Даже сейчас, при всём нынешнем богатом арсенале, с аппаратами МРТ, КТ, ингаляционным наркозом и новыми методиками оперирования головного и спинного мозга, тяжёлые травмы, несовместимые с жизнью, часто заканчиваются летально.
* * *
– Со щенком приехали, – запыхавшись, оповещает Аля, будто сама тащила сюда сбитого электричкой пациента прямо от железнодорожного полотна.
– Зови, – коротко бросаю ей, протирая стол.
…Трое – два парня и разукрашенная до безобразия девушка с копной фиолетовых волос – заносят щенка. У него отрезан хвост – оголённые хвостовые позвонки и шерсть вокруг испачканы кровью – и, похоже, лёгкая черепно-мозговая травма.
– Он в шоке, – выношу вердикт я и добавляю: – И надо ушить культю хвоста. И обследовать его на внутренние повреждения. – И после некоторой заминки: – Сейчас примерно скажу, сколько это может стоить…
– Вы что, не можете полечить его бесплатно? – с наездом спрашивает девушка, повышая голос с первых слов. Судя по имиджу, она принадлежит к субкультуре «Винишко тянь24».

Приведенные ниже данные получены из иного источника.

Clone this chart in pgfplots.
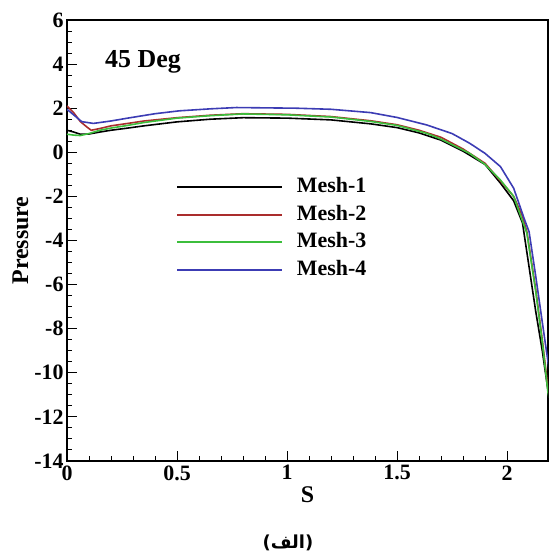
\documentclass[border=0pt]{standalone}
\usepackage{pgfplots}
\pgfplotsset{compat=1.18}
\usepackage{fontspec}
\setmainfont{Liberation Serif}
\newfontfamily\arabicfont[Script=Arabic]{DejaVu Sans}
\newfontfamily\dejavu{DejaVu Sans}
\TeXXeTstate=1
\definecolor{mred}{RGB}{170,45,45}
\definecolor{mgreen}{RGB}{60,190,60}
\definecolor{mblue}{RGB}{60,60,180}
\begin{document}
\begin{tikzpicture}
\path[use as bounding box] (-67bp,-94bp) rectangle (483bp,461bp);
\begin{axis}[
  at={(0,0)}, anchor=south west,
  scale only axis, width=481bp, height=441bp,
  xmin=0, xmax=2.186, ymin=-14, ymax=6,
  xtick={0,0.5,1,1.5,2}, ytick={-14,-12,...,6},
  minor x tick num=4, minor y tick num=3,
  tick align=inside,
  major tick length=10bp, minor tick length=5bp,
  xtick pos=bottom, ytick pos=left,
  axis line style={line width=1.3bp},
  every tick/.style={black, line width=1bp},
  /pgf/number format/assume math mode=true,
  ticklabel style={font=\bfseries\fontsize{22}{22}\selectfont},
  xticklabel style={yshift=-1bp},
  label style={font=\bfseries\fontsize{24}{24}\selectfont},
  xlabel={S}, ylabel={Pressure},
  xlabel style={yshift=1bp},
  ylabel style={yshift=-1bp},
  legend style={draw=none, fill=none, at={(rel axis cs:0.221,0.652)}, anchor=north west,
    font=\bfseries\fontsize{22}{22}\selectfont, row sep=4.5bp,
    nodes={inner xsep=13.5bp, inner ysep=2bp, text height=15bp, text depth=4bp}},
  legend cell align=left,
  legend image code/.code={\draw[#1, line width=2bp] (0bp,0bp) -- (105bp,0bp);},
  every axis plot/.append style={line width=1.6bp},
  clip=true,
]
\addplot[black] coordinates {
(0,1.0) (0.03,0.92) (0.06,0.82) (0.1,0.83) (0.15,0.92) (0.2,1.0) (0.27,1.09)
(0.35,1.2) (0.5,1.38) (0.65,1.5) (0.8,1.57) (1.0,1.55) (1.2,1.47) (1.38,1.29)
(1.5,1.12) (1.6,0.88) (1.7,0.55) (1.8,0.05) (1.9,-0.55) (1.97,-1.4) (2.03,-2.2)
(2.07,-3.2) (2.10,-5.2) (2.13,-7.2) (2.16,-9.0) (2.186,-10.8) (2.2,-11.6)};
\addlegendentry{Mesh-1}
\addplot[mred] coordinates {
(0,2.1) (0.03,1.8) (0.06,1.4) (0.09,1.15) (0.11,1.0) (0.15,1.08) (0.2,1.2)
(0.27,1.3) (0.35,1.42) (0.5,1.57) (0.65,1.68) (0.8,1.75) (1.0,1.72) (1.2,1.62)
(1.38,1.43) (1.5,1.25) (1.6,1.0) (1.7,0.68) (1.8,0.15) (1.9,-0.5) (1.97,-1.3)
(2.03,-2.0) (2.07,-2.9) (2.09,-3.6) (2.13,-6.2) (2.16,-8.5) (2.186,-10.7) (2.2,-11.5)};
\addlegendentry{Mesh-2}
\addplot[mgreen] coordinates {
(0,0.82) (0.03,0.78) (0.06,0.76) (0.1,0.85) (0.15,1.0) (0.2,1.1) (0.27,1.21)
(0.35,1.35) (0.5,1.55) (0.65,1.66) (0.8,1.74) (1.0,1.7) (1.2,1.6) (1.38,1.4)
(1.5,1.22) (1.635,0.86) (1.7,0.6) (1.83,-0.05) (1.9,-0.55) (1.97,-1.26)
(2.03,-2.0) (2.09,-3.67) (2.13,-6.3) (2.16,-8.6) (2.186,-10.9) (2.2,-11.6)};
\addlegendentry{Mesh-3}
\addplot[mblue] coordinates {
(0,1.95) (0.03,1.7) (0.067,1.39) (0.12,1.31) (0.2,1.42) (0.27,1.54) (0.4,1.75)
(0.51,1.88) (0.65,1.97) (0.77,2.03) (1.04,2.0) (1.2,1.95) (1.38,1.8) (1.5,1.58)
(1.635,1.24) (1.75,0.85) (1.83,0.41) (1.9,-0.05) (1.97,-0.65) (2.03,-1.63)
(2.08,-3.07) (2.10,-3.6) (2.13,-5.6) (2.16,-7.7) (2.186,-9.5) (2.2,-10.4)};
\addlegendentry{Mesh-4}
\node[font=\bfseries\fontsize{26}{26}\selectfont] at (rel axis cs:0.158,0.905) {45 Deg};
\end{axis}
\node[font=\bfseries\fontsize{18}{18}\selectfont] at (221bp,-82bp) {{\dejavu (}{\arabicfont\beginR الف\endR}{\dejavu )}};
\end{tikzpicture}
\end{document}
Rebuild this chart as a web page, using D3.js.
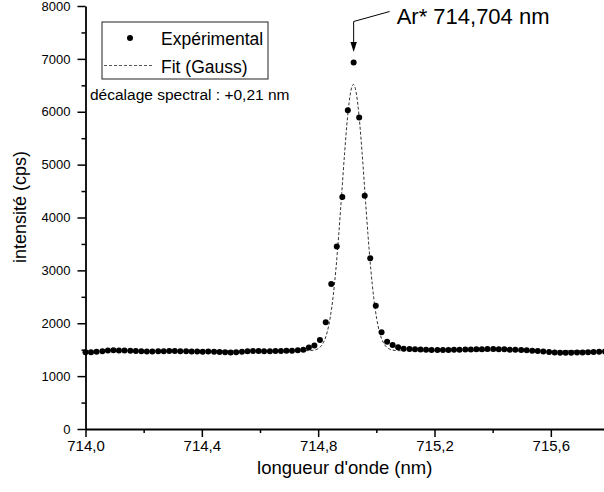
<!DOCTYPE html>
<html>
<head>
<meta charset="utf-8">
<script src="https://cdn.jsdelivr.net/npm/d3@7"></script>
<style>
    html, body { margin: 0; padding: 0; background: #fff; }
    #chart { width: 604px; height: 492px; }
    svg text { font-family: Arial, "Liberation Sans", sans-serif; fill: #000; }
</style>
</head>
<body>
<div id="chart"></div>
<script>
// wavelength of each measured point (nm)
const wavelengths = [
    714.000, 714.019, 714.038, 714.058, 714.077, 714.096, 714.115, 714.134, 714.154, 714.173,
    714.192, 714.211, 714.230, 714.250, 714.269, 714.288, 714.307, 714.326, 714.346, 714.365,
    714.384, 714.403, 714.422, 714.442, 714.461, 714.480, 714.499, 714.518, 714.538, 714.557,
    714.576, 714.595, 714.614, 714.634, 714.653, 714.672, 714.691, 714.710, 714.730, 714.749,
    714.768, 714.787, 714.806, 714.826, 714.845, 714.864, 714.883, 714.902, 714.922, 714.941,
    714.960, 714.979, 714.998, 715.018, 715.037, 715.056, 715.075, 715.094, 715.114, 715.133,
    715.152, 715.171, 715.190, 715.210, 715.229, 715.248, 715.267, 715.286, 715.306, 715.325,
    715.344, 715.363, 715.382, 715.402, 715.421, 715.440, 715.459, 715.478, 715.498, 715.517,
    715.536, 715.555, 715.574, 715.594, 715.613, 715.632, 715.651, 715.670, 715.690, 715.709,
    715.728, 715.747, 715.766, 715.786
];

// measured intensity (cps)
const intensities = [
    1450, 1450, 1460, 1470, 1485, 1490, 1485, 1485, 1480, 1475,
    1470, 1465, 1465, 1470, 1470, 1475, 1475, 1470, 1470, 1465,
    1465, 1460, 1465, 1460, 1455, 1450, 1445, 1450, 1460, 1470,
    1475, 1475, 1470, 1470, 1475, 1475, 1480, 1480, 1490, 1500,
    1540, 1580, 1685, 2020, 2740, 3450, 4390, 6030, 6930, 5890,
    4410, 3230, 2330, 1830, 1650, 1590, 1545, 1520, 1515, 1510,
    1505, 1500, 1495, 1495, 1495, 1495, 1500, 1500, 1505, 1505,
    1510, 1510, 1515, 1515, 1510, 1510, 1500, 1500, 1495, 1490,
    1480, 1475, 1465, 1455, 1445, 1440, 1440, 1440, 1445, 1445,
    1450, 1455, 1460, 1465
];

// gaussian fit curve
const fitWavelengths = [
    714.000, 714.721, 714.771, 714.791, 714.801, 714.811, 714.821, 714.831, 714.841, 714.851,
    714.861, 714.871, 714.881, 714.891, 714.901, 714.911, 714.921, 714.931, 714.941, 714.951,
    714.961, 714.971, 714.981, 714.991, 715.001, 715.011, 715.021, 715.031, 715.041, 715.051,
    715.071, 715.121, 715.800
];
const fitIntensities = [
    1480, 1480, 1483, 1499, 1524, 1574, 1668, 1831, 2094, 2486,
    3022, 3694, 4456, 5226, 5896, 6353, 6516, 6353, 5896, 5226,
    4456, 3694, 3022, 2486, 2094, 1831, 1668, 1574, 1524, 1499,
    1483, 1480, 1480
];

const xTicks = [714.0, 714.4, 714.8, 715.2, 715.6];
const xMinorTicks = [714.2, 714.6, 715.0, 715.4];
const yTicks = [0, 1000, 2000, 3000, 4000, 5000, 6000, 7000, 8000];
const yMinorTicks = [500, 1500, 2500, 3500, 4500, 5500, 6500, 7500];

const xTitle = "longueur d'onde (nm)";
const yTitle = 'intensité (cps)';
const legendLabels = ['Expérimental', 'Fit (Gauss)'];
const shiftLabel = 'décalage spectral : +0,21 nm';
const peakLabel = 'Ar* 714,704 nm';
const peakWavelength = 714.922;

window.addEventListener("DOMContentLoaded", function () {

    const w = 604,
        h = 492,
        plot = {
            left: 85.5,
            right: 609,
            top: 6,
            bottom: 429
        };

    const svg = d3.select('#chart')
        .append('svg')
        .attr('width', w)
        .attr('height', h);

    const xScale = d3.scaleLinear()
        .domain([714.0, 715.8])
        .range([plot.left, plot.right]);

    const yScale = d3.scaleLinear()
        .domain([0, 8000])
        .range([plot.bottom, plot.top]);

    const commaFormat = (d) => d.toFixed(1).replace('.', ',');

    //minor ticks first, under the main axes
    svg.append('g')
        .attr('transform', 'translate(0, ' + plot.bottom + ')')
        .call(d3.axisBottom(xScale).tickValues(xMinorTicks).tickSize(4).tickFormat(''))
        .call(g => g.select('.domain').remove());

    svg.append('g')
        .attr('transform', 'translate(' + plot.left + ', 0)')
        .call(d3.axisLeft(yScale).tickValues(yMinorTicks).tickSize(4).tickFormat(''))
        .call(g => g.select('.domain').remove());

    //xAxis
    const xAxisG = svg.append('g')
        .attr('id', 'x-axis')
        .attr('transform', 'translate(0, ' + plot.bottom + ')')
        .call(d3.axisBottom(xScale).tickValues(xTicks).tickSize(8).tickSizeOuter(0).tickFormat(commaFormat));
    xAxisG.selectAll('text')
        .attr('y', 11)
        .attr('dy', '0.71em')
        .style('font-size', '15px');

    //yAxis
    const yAxisG = svg.append('g')
        .attr('id', 'y-axis')
        .attr('transform', 'translate(' + plot.left + ', 0)')
        .call(d3.axisLeft(yScale).tickValues(yTicks).tickSize(8).tickSizeOuter(0).tickFormat(d3.format('d')));
    yAxisG.selectAll('text')
        .attr('x', -15)
        .style('font-size', '13px');

    svg.selectAll('.domain, .tick line')
        .attr('stroke', '#000')
        .attr('stroke-width', 1.5);
    svg.selectAll('.domain').attr('stroke-width', 1.8);

    //axis titles
    svg.append('text')
        .attr('x', (plot.left + w) / 2)
        .attr('y', 474)
        .attr('text-anchor', 'middle')
        .style('font-size', '18.5px')
        .text(xTitle);

    svg.append('text')
        .attr('transform', 'translate(26, 207) rotate(-90)')
        .attr('text-anchor', 'middle')
        .style('font-size', '18px')
        .text(yTitle);

    //fit curve
    const fitData = fitWavelengths.map((d, i) => [d, fitIntensities[i]]);
    const fitLine = d3.line()
        .x(d => xScale(d[0]))
        .y(d => yScale(d[1]))
        .curve(d3.curveMonotoneX);

    svg.append('path')
        .datum(fitData)
        .attr('d', fitLine)
        .attr('fill', 'none')
        .attr('stroke', '#333')
        .attr('stroke-width', 1)
        .attr('stroke-dasharray', '3,2');

    //measured points
    const points = wavelengths.map((d, i) => [d, intensities[i]]);
    svg.append('g')
        .selectAll('circle')
        .data(points)
        .enter()
        .append('circle')
        .attr('cx', d => xScale(d[0]))
        .attr('cy', d => yScale(d[1]))
        .attr('r', 3)
        .attr('fill', '#000');

    //legend
    const legend = svg.append('g').attr('transform', 'translate(102, 22)');
    legend.append('rect')
        .attr('width', 166)
        .attr('height', 57)
        .attr('fill', '#fff')
        .attr('stroke', '#222')
        .attr('stroke-width', 1);
    legend.append('circle')
        .attr('cx', 28)
        .attr('cy', 16)
        .attr('r', 3)
        .attr('fill', '#000');
    legend.append('line')
        .attr('x1', 2)
        .attr('x2', 50)
        .attr('y1', 43.5)
        .attr('y2', 43.5)
        .attr('stroke', '#555')
        .attr('stroke-width', 1)
        .attr('stroke-dasharray', '3,2');
    legend.selectAll('.legend-label')
        .data(legendLabels)
        .enter()
        .append('text')
        .attr('class', 'legend-label')
        .attr('x', 59)
        .attr('y', (d, i) => 22.5 + i * 28.5)
        .style('font-size', '17.5px')
        .text(d => d);

    svg.append('text')
        .attr('x', 90)
        .attr('y', 99.5)
        .style('font-size', '15.5px')
        .text(shiftLabel);

    //peak annotation
    const px = xScale(peakWavelength);
    svg.append('polyline')
        .attr('points', [[px + 36, 11.5], [px, 21.5], [px, 44]].map(p => p.join(',')).join(' '))
        .attr('fill', 'none')
        .attr('stroke', '#000')
        .attr('stroke-width', 1);
    svg.append('path')
        .attr('d', 'M' + (px - 3.2) + ',42 L' + (px + 3.2) + ',42 L' + px + ',52 Z')
        .attr('fill', '#000');
    svg.append('text')
        .attr('x', px + 43)
        .attr('y', 24)
        .style('font-size', '22px')
        .text(peakLabel);

}); //end of doc ready
</script>
</body>
</html>
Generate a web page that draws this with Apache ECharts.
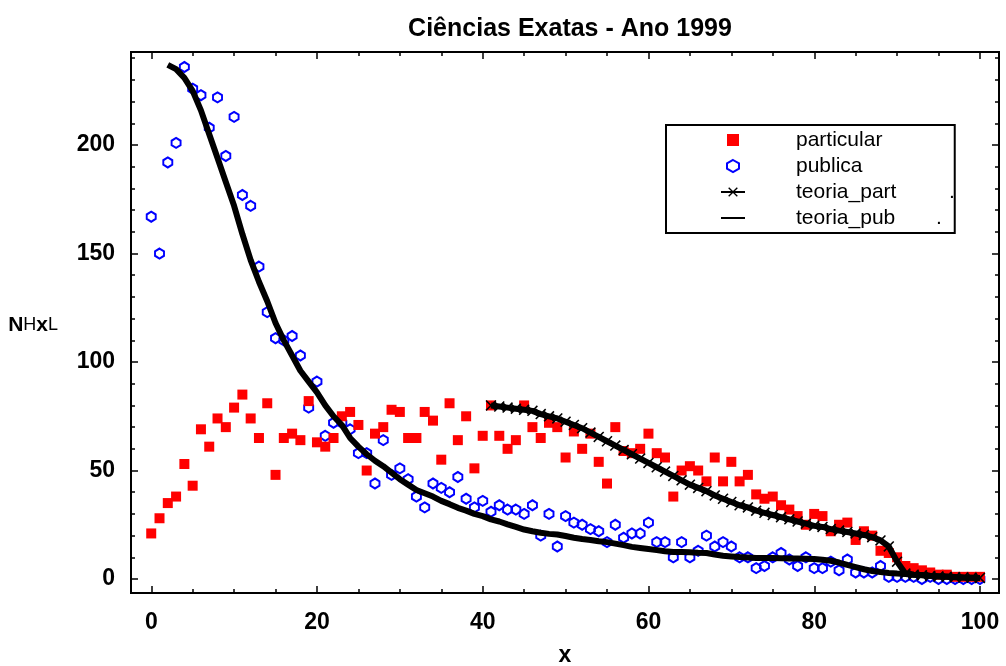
<!DOCTYPE html>
<html>
<head>
<meta charset="utf-8">
<script src="https://cdn.jsdelivr.net/npm/echarts@6/dist/echarts.min.js"></script>
<style>
  html, body { margin: 0; padding: 0; background: #fff; }
  #main { width: 1006px; height: 666px; }
</style>
</head>
<body>
<div id="main"></div>
<script>
// dados (indice = x, a partir de xStart)
var particular = [21, 28, 35, 38, 53, 43, 69, 61, 74, 70,
    79, 85, 74, 65, 81, 48, 65, 67, 64, 82,
    63, 61, 65, 75, 77, 71, 50, 67, 70, 78,
    77, 65, 65, 77, 73, 55, 81, 64, 75, 51,
    66, 80, 66, 60, 64, 80, 70, 65, 72, 70,
    56, 68, 60, 67, 54, 44, 70, 59, 58, 60,
    67, 58, 56, 38, 50, 52, 50, 45, 56, 45,
    54, 45, 48, 39, 37, 38, 34, 32, 29, 25,
    30, 29, 22, 25, 26, 18, 22, 20, 13, 12,
    10, 6, 5, 4, 3, 2, 2, 1, 1, 1, 1];
var publica = [167, 150, 192, 201, 236, 226, 223, 208, 222, 195,
    213, 177, 172, 144, 123, 111, 110, 112, 103, 79,
    91, 66, 72, 72, 69, 58, 58, 44, 64, 48,
    51, 46, 38, 33, 44, 42, 40, 47, 37, 33,
    36, 31, 34, 32, 32, 30, 34, 20, 30, 15,
    29, 26, 25, 23, 22, 17, 25, 19, 21, 21,
    26, 17, 17, 10, 17, 10, 13, 20, 15, 17,
    15, 10, 10, 5, 6, 10, 12, 9, 6, 10,
    5, 5, 8, 4, 9, 3, 3, 3, 6, 1,
    1, 1, 1, 0, 1, 0, 0, 0, 0, 0, 0];
var teoriaPubStart = 2;
var teoriaPub = [237, 235, 231, 225, 216, 205, 194, 183,
    172, 159, 147, 137, 128, 118, 110, 103, 96, 91,
    86, 80, 75, 71, 65, 61, 57.5, 54.5, 52, 49,
    46, 43.5, 41, 39.5, 38, 36, 34.5, 32.8, 31.5, 30,
    29, 27.5, 26.5, 25.2, 24, 22.8, 22, 21.3, 20.8, 20.5,
    19.8, 19, 18.4, 18, 17.4, 17, 16.3, 15.6, 14.8, 14.3,
    13.8, 13.3, 12.8, 12.5, 12.4, 12.3, 12.1, 12, 11.3, 10.7,
    10.4, 10.1, 9.9, 9.7, 9.7, 9.7, 9.6, 9.5, 9.4, 9.3,
    9.2, 8.9, 8.4, 7.6, 6.5, 5.5, 4.5, 3.7, 3.2, 2.8,
    2.5, 2.3, 2, 1.8, 1.5, 1.3, 1.1, 0.9, 0.7, 0.6, 0.5];
var teoriaPartStart = 41;
var teoriaPart = [80, 79.5, 79, 78.5, 78, 77.5, 76, 75, 74,
    72.5, 71, 69.5, 67.5, 65.5, 63.5, 61.5, 59.5, 57.5, 55.5,
    53.5, 51.5, 49.5, 47.5, 45.5, 43.5, 42, 40.5, 38.5, 37,
    35.5, 34, 33, 31.5, 30.5, 29.5, 28.5, 27.5, 26.5, 25.5,
    24.5, 24, 23, 22.3, 21.7, 21, 20.3, 19.3, 17.8, 15,
    8, 2.5, 2, 1.7, 1.4, 1.2, 1, 0.8, 0.7, 0.6, 0.5];

var xTicks = { min: 0, max: 100, step: 20 };
var yTicks = { min: 0, max: 200, step: 50, minorMax: 240, minorStep: 10 };

function pares(vals, start) {
    return vals.map(function (v, i) { return [start + i, v]; });
}

var hexagono = 'path://M5,0L10,2.8L10,7.2L5,10L0,7.2L0,2.8Z';
var quadrado = 'path://M0,0L10,0L10,10L0,10Z';
var cruz = 'path://M0,1L1,0L5,4L9,0L10,1L6,5L10,9L9,10L5,6L1,10L0,9L4,5Z';
var traco = 'path://M0,0L24,0L24,2L0,2Z';

var fonte = 'Liberation Sans, Arial, sans-serif';

var myChart = echarts.init(document.getElementById('main'));

var option = {
    animation: false,
    title: {
        text: 'Ciências Exatas - Ano 1999',
        left: 565,
        top: 12,
        textAlign: 'center',
        textStyle: { fontFamily: fonte, fontSize: 25, fontWeight: 'bold', color: '#000' }
    },
    legend: {
        orient: 'vertical',
        left: 666,
        top: 125,
        padding: [4, 0, 4, 54],
        itemWidth: 24,
        itemHeight: 12,
        itemGap: 4,
        borderColor: '#000',
        borderWidth: 2,
        lineStyle: { width: 2 },
        textStyle: { fontFamily: fonte, fontSize: 21, lineHeight: 22, color: '#000', padding: [0, 0, 0, 46] },
        data: ['particular', 'publica', 'teoria_part', { name: 'teoria_pub', icon: traco }],
        formatter: function (name) {
            if (name === 'teoria_part') return name + '         .';
            if (name === 'teoria_pub') return name + '       .';
            return name;
        }
    },
    grid: [
        // area de dados + moldura
        { left: 131, right: 7, top: 52, bottom: 73, show: true, borderColor: '#000', borderWidth: 2, outerBoundsMode: 'none' },
        // marcas do eixo x
        { left: 151.3, right: 26, top: 52, bottom: 73, outerBoundsMode: 'none' },
        // marcas menores do eixo y
        { left: 131, right: 7, top: 58.2, bottom: 87, outerBoundsMode: 'none' },
        // marcas maiores do eixo y
        { left: 131, right: 7, top: 145, bottom: 87, outerBoundsMode: 'none' }
    ],
    xAxis: [
        {
            gridIndex: 0, type: 'value', min: -2.44, max: 102.3,
            axisLine: { show: false }, axisTick: { show: false }, axisLabel: { show: false }, splitLine: { show: false },
            name: 'x', nameLocation: 'middle', nameGap: 51,
            nameTextStyle: { fontFamily: fonte, fontSize: 23, fontWeight: 'bold', color: '#000' }
        },
        {
            gridIndex: 1, type: 'value', position: 'bottom',
            min: xTicks.min, max: xTicks.max, interval: xTicks.step,
            axisLine: { show: false },
            axisTick: { inside: true, length: 7, lineStyle: { color: '#000', width: 1.5 } },
            minorTick: { show: true, splitNumber: 4, length: 4, lineStyle: { color: '#000', width: 1.5 } },
            axisLabel: { margin: 18, fontFamily: fonte, fontSize: 23, fontWeight: 'bold', color: '#000' },
            splitLine: { show: false }
        },
        {
            gridIndex: 1, type: 'value', position: 'top',
            min: xTicks.min, max: xTicks.max, interval: xTicks.step,
            axisLine: { show: false },
            axisTick: { inside: true, length: 7, lineStyle: { color: '#000', width: 1.5 } },
            minorTick: { show: true, splitNumber: 4, length: 4, lineStyle: { color: '#000', width: 1.5 } },
            axisLabel: { show: false },
            splitLine: { show: false }
        },
        { gridIndex: 2, type: 'value', show: false },
        { gridIndex: 3, type: 'value', show: false }
    ],
    yAxis: [
        {
            gridIndex: 0, type: 'value', min: -6.45, max: 242.9,
            axisLine: { show: false }, axisTick: { show: false }, axisLabel: { show: false }, splitLine: { show: false },
            name: '{b|N}{t|H}{b|x}{t|L}', nameLocation: 'middle', nameRotate: 0, nameGap: 73,
            nameTextStyle: {
                padding: [6, 0, 0, 0],
                rich: {
                    b: { fontFamily: fonte, fontSize: 21, fontWeight: 'bold', color: '#000' },
                    t: { fontFamily: fonte, fontSize: 18, color: '#000' }
                }
            }
        },
        { gridIndex: 1, type: 'value', show: false },
        {
            gridIndex: 2, type: 'value', position: 'left',
            min: yTicks.min, max: yTicks.minorMax, interval: yTicks.minorStep,
            axisLine: { show: false },
            axisTick: { inside: true, length: 4, lineStyle: { color: '#000', width: 1.5 } },
            axisLabel: { show: false }, splitLine: { show: false }
        },
        {
            gridIndex: 2, type: 'value', position: 'right',
            min: yTicks.min, max: yTicks.minorMax, interval: yTicks.minorStep,
            axisLine: { show: false },
            axisTick: { inside: true, length: 4, lineStyle: { color: '#000', width: 1.5 } },
            axisLabel: { show: false }, splitLine: { show: false }
        },
        {
            gridIndex: 3, type: 'value', position: 'left',
            min: yTicks.min, max: yTicks.max, interval: yTicks.step,
            axisLine: { show: false },
            axisTick: { inside: true, length: 7, lineStyle: { color: '#000', width: 1.5 } },
            axisLabel: { margin: 16, padding: [5, 0, 0, 0], fontFamily: fonte, fontSize: 23, fontWeight: 'bold', color: '#000' },
            splitLine: { show: false }
        },
        {
            gridIndex: 3, type: 'value', position: 'right',
            min: yTicks.min, max: yTicks.max, interval: yTicks.step,
            axisLine: { show: false },
            axisTick: { inside: true, length: 7, lineStyle: { color: '#000', width: 1.5 } },
            axisLabel: { show: false }, splitLine: { show: false }
        }
    ],
    series: [
        {
            name: 'publica', type: 'scatter', xAxisIndex: 0, yAxisIndex: 0,
            symbol: hexagono, symbolSize: [9, 10],
            itemStyle: { color: 'rgba(255,255,255,0)', borderColor: '#0000ff', borderWidth: 2, opacity: 1 },
            data: pares(publica, 0), z: 2
        },
        {
            name: 'particular', type: 'scatter', xAxisIndex: 0, yAxisIndex: 0,
            symbol: quadrado, symbolSize: 10,
            itemStyle: { color: '#ff0000', opacity: 1 },
            data: pares(particular, 0), z: 3
        },
        {
            name: 'teoria_pub', type: 'line', xAxisIndex: 0, yAxisIndex: 0,
            symbol: 'none', showSymbol: false,
            lineStyle: { color: '#000', width: 6 },
            itemStyle: { color: '#000' },
            data: pares(teoriaPub, teoriaPubStart), z: 4
        },
        {
            name: 'teoria_part', type: 'line', xAxisIndex: 0, yAxisIndex: 0,
            symbol: cruz, symbolSize: 11, showSymbol: true,
            lineStyle: { color: '#000', width: 6 },
            itemStyle: { color: '#000' },
            data: pares(teoriaPart, teoriaPartStart), z: 5
        }
    ]
};

myChart.setOption(option);
</script>
</body>
</html>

История стара, как мир: люди думают, что их миссия состоит исключительно в том, чтобы донести животное до клиники, а там уж, конечно, со всех сторон к нему сползутся бесплатные медикаменты и те врачи, которые и подлечат, и пристроят, и насчитают плюсиков к карме за душевную добротищу пришедших. Врачи эти обязаны быть профессионалами и должны питаться исключительно воздухом. На худой конец – солнечной праной. И самое главное: они должны быть абсолютно лишены гена алчности, подобно пресловутому доктору Айболиту.
– Серё-о-ож! – зову на помощь. – Сколько будет стоить всё это? Плюс-минус?
– Ну… – говорит он, бегло осмотрев щенка. – Он бездомный. Можно прооперировать со скидкой, по дневному тарифу…
О, это было бы идеально для обеих сторон!
– Вы не понимаете! – взрывается девушка, возмущённо глядя сквозь оправу больших очков, в которых нету стёкол. – Мы уже принесли его!
– И что? – требую продолжения я. Мы же пытаемся идти навстречу!
– Вы бессовестные! – выдаёт она новый аргумент, потрясая в воздухе прекрасно наманикюренными руками. К слову, о приоритетах…
– Мы бессовестные? – я удивлённо поднимаю брови кверху, и это отнюдь не наигранная реакция. Да Вы, девушка, дипломированная нахалка!
– Усыпляйте! – вдруг выдаёт она, наскакивая на меня боком.
– Он не безнадёжный, – отвечаю ей, отступая на шаг.
«В отличие от тебя, детка».
Щенок в сознании, вполне адекватный. Возможно, обошлось без внутренних повреждений. Вывести из шока, ушить культю, надеть воротник на шею, – вот что ему надо. Помимо адекватного куратора, конечно.
– Так давайте сделаем, будто бы он безнадёжный, – девушка пытается договориться со мной об убийстве!
«Чо?» – насмешливо парирует ей мой внутренний голос.
Это напоминает про случай, когда мерседес сбил мальчика на пешеходном переходе. Уже на следующий день белую зебру закрасили и убрали дорожные знаки, будто их там и не было. Кроме того, в крови мальчика «обнаружили» алкоголь.